CPI: consumer price index; HSR: high-speed rail; LLC: levin, lin and chu test; VIF: variance inflation factor .
*** Statistical significance at 1%.
** Statistical significance at 5%.
* Statistical significance at 10%.
Results and discussion
Table 2 gives the results of the four estimated models. Quality measured by the number of Michelin-starred restaurants (StarredR) is generally observed to attract more tourists than quantity measured by the total number of restaurants (Resta), which supports Albuquerque et al. (2019). In models 1 and 2 (foreign tourists), the restaurant variable is not significant. We believe that this lack of statistical significance is explained by the fact that an excessive number of restaurants and bars is conducive to market conditions based on low prices and unassuming establishments (regarding both the food and the premises). These establishments are specifically designed for residents—who know and better understand the local cuisine and restaurant model—and are clearly not attractive for international tourists. In Spain, this model coincides with the traditional neighborhood tapas bar. In fact, according to Seville City Hall (2006), this gastronomic model “is precisely the main cause of the lack of development of quality and luxury F&B such as Michelin-starred restaurants,” which our results show to be much more attractive for international tourists.
Another important result is that the appeal of Michelin-starred restaurants is greater for foreign tourists than for domestic tourists, which is explained by their international reputation.
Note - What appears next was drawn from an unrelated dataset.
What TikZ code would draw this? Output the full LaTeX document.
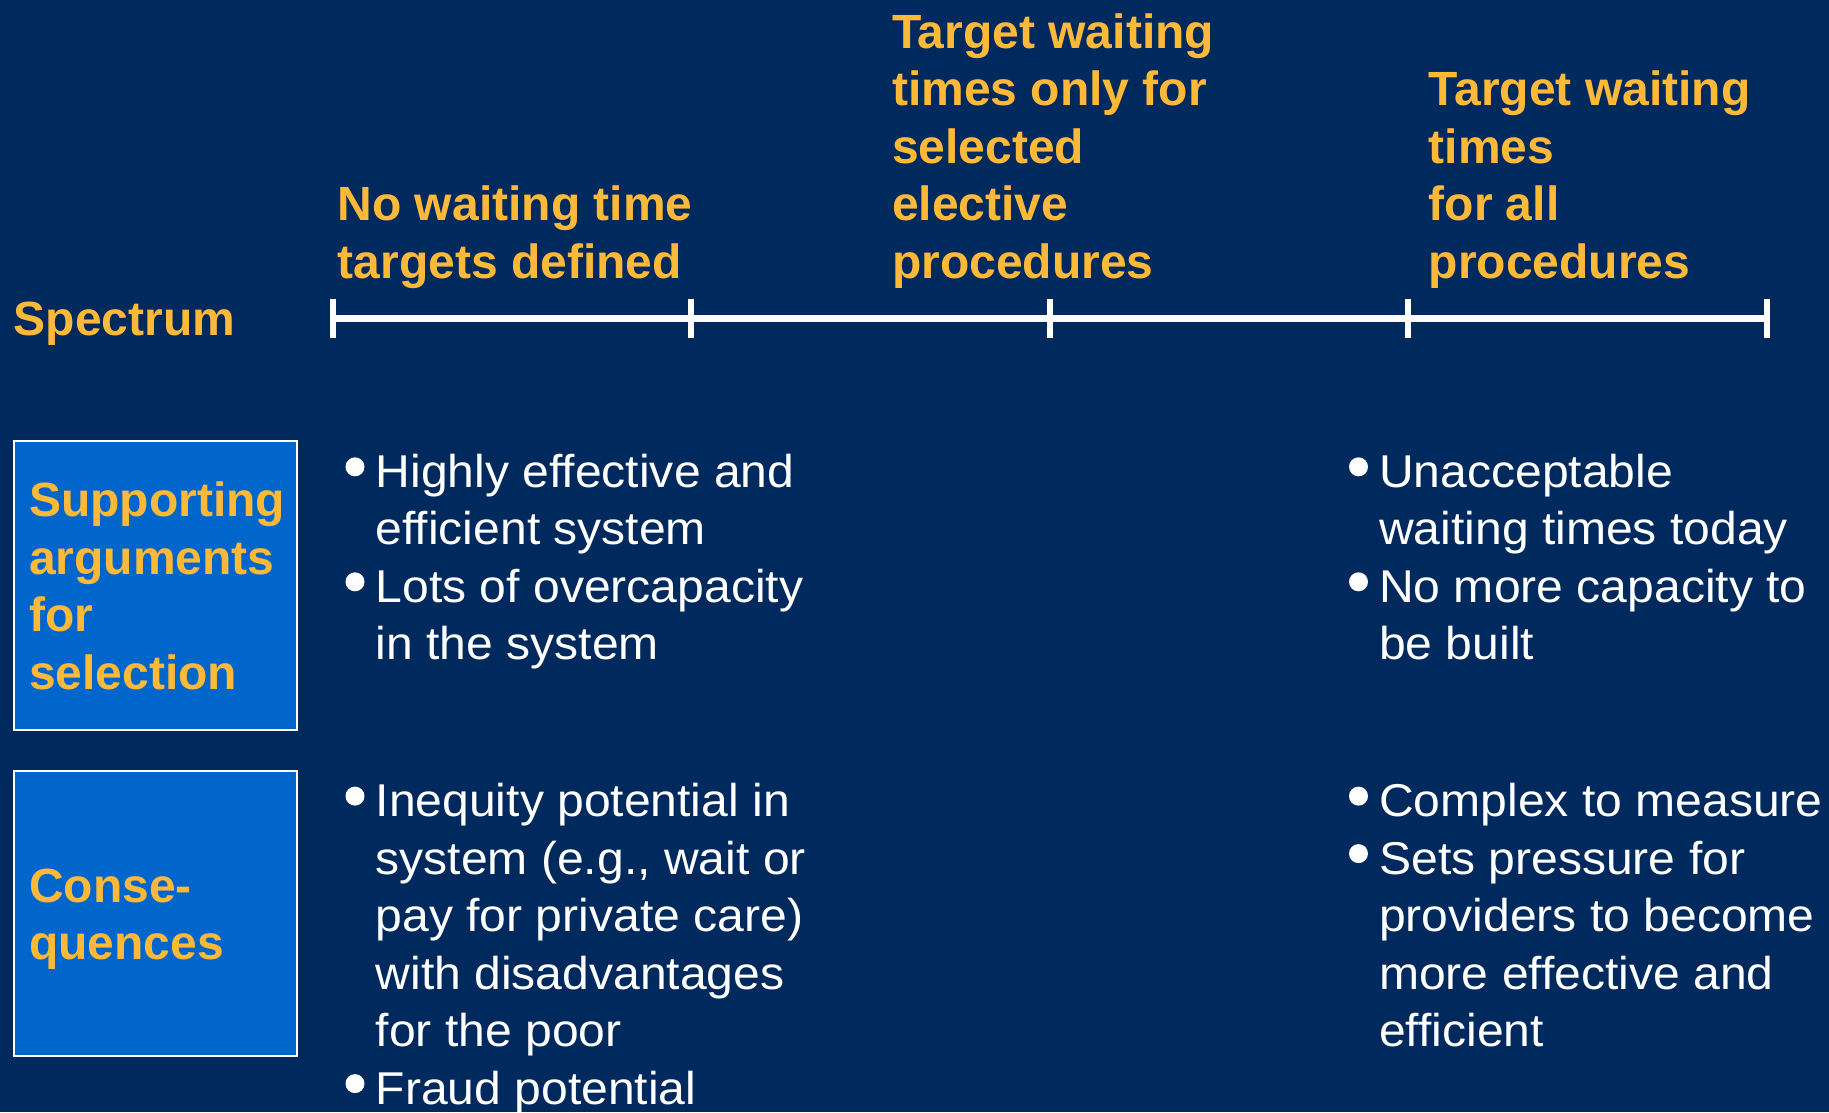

Also, the impact of three Michelin star restaurants (3 Stars) is greater than that of one or two-star restaurants (1–2 Stars), as they may evoke the Michelin definition alluded to in the introduction: “exceptional cuisine that is worth a special journey.”
The remaining control variables perform as expected and in line with the previous literature. The price level (Consumer Price Index) negatively affects tourism demand (Rey et al., 2011); in line with Roget and González (2006), the number of hotels in the province (Hote) has a positive effect on arrivals as it reflects the importance of tourism infrastructure; the number of museums (Mus) is not significant, as found in Campa et al. (2016) for Spain; flight connections and airport infrastructure have a positive impact for foreign tourists only (Eugenio-Martin, 2016; Rey et al., 2011), while HSR is not significant (Albalate and Fageda, 2016; Castillo-Manzano et al., 2018). Finally, regarding the climatic variables, the temperature (Temp) and the number of days with precipitation (Rain) are significant for domestic tourists, although only at 10%, and the high significance of the coastal dummy reflects the importance of sun and sand tourism and high seasonality in Spain (Duro, 2018).
A priori, these results would justify regional and local development policies that promote gastronomic excellence, such as support for the creation and development of Culinary Schools (Santich, 2004) and staff training (Romero et al., 2019). A posteriori, once gastronomic excellence has been achieved, the results would justify the development of excellence-based marketing campaigns to promote a destination’s image and brand (Martin et al., 2016). Indeed, the chefs themselves could act as travel agents to boost tourism (Albuquerque et al., 2019).
Footnotes
Declaration of conflicting interests
The author(s) declared no potential conflicts of interest with respect to the research, authorship, and/or publication of this article.
Funding
The author(s) received no financial support for the research, authorship, and/or publication of this article.